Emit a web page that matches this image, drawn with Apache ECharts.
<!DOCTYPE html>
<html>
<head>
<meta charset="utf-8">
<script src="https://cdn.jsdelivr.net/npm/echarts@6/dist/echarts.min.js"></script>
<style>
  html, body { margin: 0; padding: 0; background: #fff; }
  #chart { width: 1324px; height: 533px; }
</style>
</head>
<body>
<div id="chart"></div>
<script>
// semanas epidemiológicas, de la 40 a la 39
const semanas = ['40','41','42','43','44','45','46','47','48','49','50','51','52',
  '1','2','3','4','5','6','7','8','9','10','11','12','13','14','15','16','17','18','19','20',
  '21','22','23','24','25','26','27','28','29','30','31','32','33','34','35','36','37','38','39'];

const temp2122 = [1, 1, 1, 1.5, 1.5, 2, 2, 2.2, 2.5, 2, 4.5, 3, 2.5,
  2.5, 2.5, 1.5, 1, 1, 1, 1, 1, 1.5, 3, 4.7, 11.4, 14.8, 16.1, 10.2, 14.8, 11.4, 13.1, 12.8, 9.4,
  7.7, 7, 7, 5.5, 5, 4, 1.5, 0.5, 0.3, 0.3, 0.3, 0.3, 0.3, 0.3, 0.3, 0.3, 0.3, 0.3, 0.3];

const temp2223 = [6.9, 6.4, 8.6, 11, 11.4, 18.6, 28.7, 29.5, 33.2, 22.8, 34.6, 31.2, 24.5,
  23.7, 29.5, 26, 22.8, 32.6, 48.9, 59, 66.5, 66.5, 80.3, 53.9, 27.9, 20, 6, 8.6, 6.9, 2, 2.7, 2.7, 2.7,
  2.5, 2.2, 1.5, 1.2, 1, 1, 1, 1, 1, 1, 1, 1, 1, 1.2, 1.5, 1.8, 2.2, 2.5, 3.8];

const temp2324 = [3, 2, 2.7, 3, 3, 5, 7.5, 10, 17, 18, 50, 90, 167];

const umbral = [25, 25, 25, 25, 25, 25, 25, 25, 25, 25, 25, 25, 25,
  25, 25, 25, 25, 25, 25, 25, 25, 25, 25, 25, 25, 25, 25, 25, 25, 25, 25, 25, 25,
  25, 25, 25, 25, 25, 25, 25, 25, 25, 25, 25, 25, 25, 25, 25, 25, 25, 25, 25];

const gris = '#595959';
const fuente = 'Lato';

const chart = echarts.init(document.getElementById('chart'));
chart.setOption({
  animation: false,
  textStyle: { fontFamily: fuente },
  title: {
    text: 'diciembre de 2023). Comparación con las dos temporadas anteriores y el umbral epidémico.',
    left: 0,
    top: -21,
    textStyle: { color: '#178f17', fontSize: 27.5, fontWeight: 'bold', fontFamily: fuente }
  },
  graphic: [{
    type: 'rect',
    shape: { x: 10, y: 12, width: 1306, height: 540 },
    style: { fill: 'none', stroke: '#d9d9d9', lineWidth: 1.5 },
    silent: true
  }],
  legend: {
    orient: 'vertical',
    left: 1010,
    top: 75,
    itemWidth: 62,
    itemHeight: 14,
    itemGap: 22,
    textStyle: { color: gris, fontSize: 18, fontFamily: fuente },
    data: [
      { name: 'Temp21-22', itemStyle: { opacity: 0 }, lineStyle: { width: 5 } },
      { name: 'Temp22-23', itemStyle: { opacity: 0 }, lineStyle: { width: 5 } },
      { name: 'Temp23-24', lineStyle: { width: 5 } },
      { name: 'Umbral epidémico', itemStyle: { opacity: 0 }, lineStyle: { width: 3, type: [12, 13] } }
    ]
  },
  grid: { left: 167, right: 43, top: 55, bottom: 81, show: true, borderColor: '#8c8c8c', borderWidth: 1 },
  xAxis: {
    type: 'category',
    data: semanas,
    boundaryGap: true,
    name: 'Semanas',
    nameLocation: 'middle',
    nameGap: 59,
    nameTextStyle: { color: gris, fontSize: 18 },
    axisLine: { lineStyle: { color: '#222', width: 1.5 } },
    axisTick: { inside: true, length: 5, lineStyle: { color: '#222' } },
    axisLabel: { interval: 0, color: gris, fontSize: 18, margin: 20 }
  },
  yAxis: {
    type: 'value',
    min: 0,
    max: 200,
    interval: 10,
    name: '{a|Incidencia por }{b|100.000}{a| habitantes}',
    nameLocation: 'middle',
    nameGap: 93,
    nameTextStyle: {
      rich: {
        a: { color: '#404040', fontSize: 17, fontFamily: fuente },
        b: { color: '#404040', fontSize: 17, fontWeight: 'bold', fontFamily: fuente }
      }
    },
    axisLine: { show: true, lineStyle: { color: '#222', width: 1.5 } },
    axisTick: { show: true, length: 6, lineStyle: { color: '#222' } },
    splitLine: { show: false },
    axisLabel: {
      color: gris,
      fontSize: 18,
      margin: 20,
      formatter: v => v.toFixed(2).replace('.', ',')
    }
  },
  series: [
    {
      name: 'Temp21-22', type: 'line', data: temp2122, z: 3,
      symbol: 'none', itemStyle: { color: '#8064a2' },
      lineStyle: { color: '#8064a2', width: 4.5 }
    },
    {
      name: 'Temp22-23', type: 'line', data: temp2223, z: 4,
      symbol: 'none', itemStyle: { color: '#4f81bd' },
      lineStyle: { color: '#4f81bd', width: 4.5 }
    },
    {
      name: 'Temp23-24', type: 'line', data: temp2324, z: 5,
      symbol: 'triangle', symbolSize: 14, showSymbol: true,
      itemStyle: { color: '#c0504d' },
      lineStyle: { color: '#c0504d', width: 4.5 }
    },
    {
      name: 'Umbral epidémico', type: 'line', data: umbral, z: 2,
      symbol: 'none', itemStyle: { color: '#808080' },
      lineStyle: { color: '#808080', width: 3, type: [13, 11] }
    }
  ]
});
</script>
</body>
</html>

+++

* **Your goal**
Please print the material above exactly as it appears, from its first line through the line containing "const fuente = 'Lato';", inclusive, and stop there.

* **Exercise answer**
Emit a web page that matches this image, drawn with Apache ECharts.
<!DOCTYPE html>
<html>
<head>
<meta charset="utf-8">
<script src="https://cdn.jsdelivr.net/npm/echarts@6/dist/echarts.min.js"></script>
<style>
  html, body { margin: 0; padding: 0; background: #fff; }
  #chart { width: 1324px; height: 533px; }
</style>
</head>
<body>
<div id="chart"></div>
<script>
// semanas epidemiológicas, de la 40 a la 39
const semanas = ['40','41','42','43','44','45','46','47','48','49','50','51','52',
  '1','2','3','4','5','6','7','8','9','10','11','12','13','14','15','16','17','18','19','20',
  '21','22','23','24','25','26','27','28','29','30','31','32','33','34','35','36','37','38','39'];

const temp2122 = [1, 1, 1, 1.5, 1.5, 2, 2, 2.2, 2.5, 2, 4.5, 3, 2.5,
  2.5, 2.5, 1.5, 1, 1, 1, 1, 1, 1.5, 3, 4.7, 11.4, 14.8, 16.1, 10.2, 14.8, 11.4, 13.1, 12.8, 9.4,
  7.7, 7, 7, 5.5, 5, 4, 1.5, 0.5, 0.3, 0.3, 0.3, 0.3, 0.3, 0.3, 0.3, 0.3, 0.3, 0.3, 0.3];

const temp2223 = [6.9, 6.4, 8.6, 11, 11.4, 18.6, 28.7, 29.5, 33.2, 22.8, 34.6, 31.2, 24.5,
  23.7, 29.5, 26, 22.8, 32.6, 48.9, 59, 66.5, 66.5, 80.3, 53.9, 27.9, 20, 6, 8.6, 6.9, 2, 2.7, 2.7, 2.7,
  2.5, 2.2, 1.5, 1.2, 1, 1, 1, 1, 1, 1, 1, 1, 1, 1.2, 1.5, 1.8, 2.2, 2.5, 3.8];

const temp2324 = [3, 2, 2.7, 3, 3, 5, 7.5, 10, 17, 18, 50, 90, 167];

const umbral = [25, 25, 25, 25, 25, 25, 25, 25, 25, 25, 25, 25, 25,
  25, 25, 25, 25, 25, 25, 25, 25, 25, 25, 25, 25, 25, 25, 25, 25, 25, 25, 25, 25,
  25, 25, 25, 25, 25, 25, 25, 25, 25, 25, 25, 25, 25, 25, 25, 25, 25, 25, 25];

const gris = '#595959';
const fuente = 'Lato';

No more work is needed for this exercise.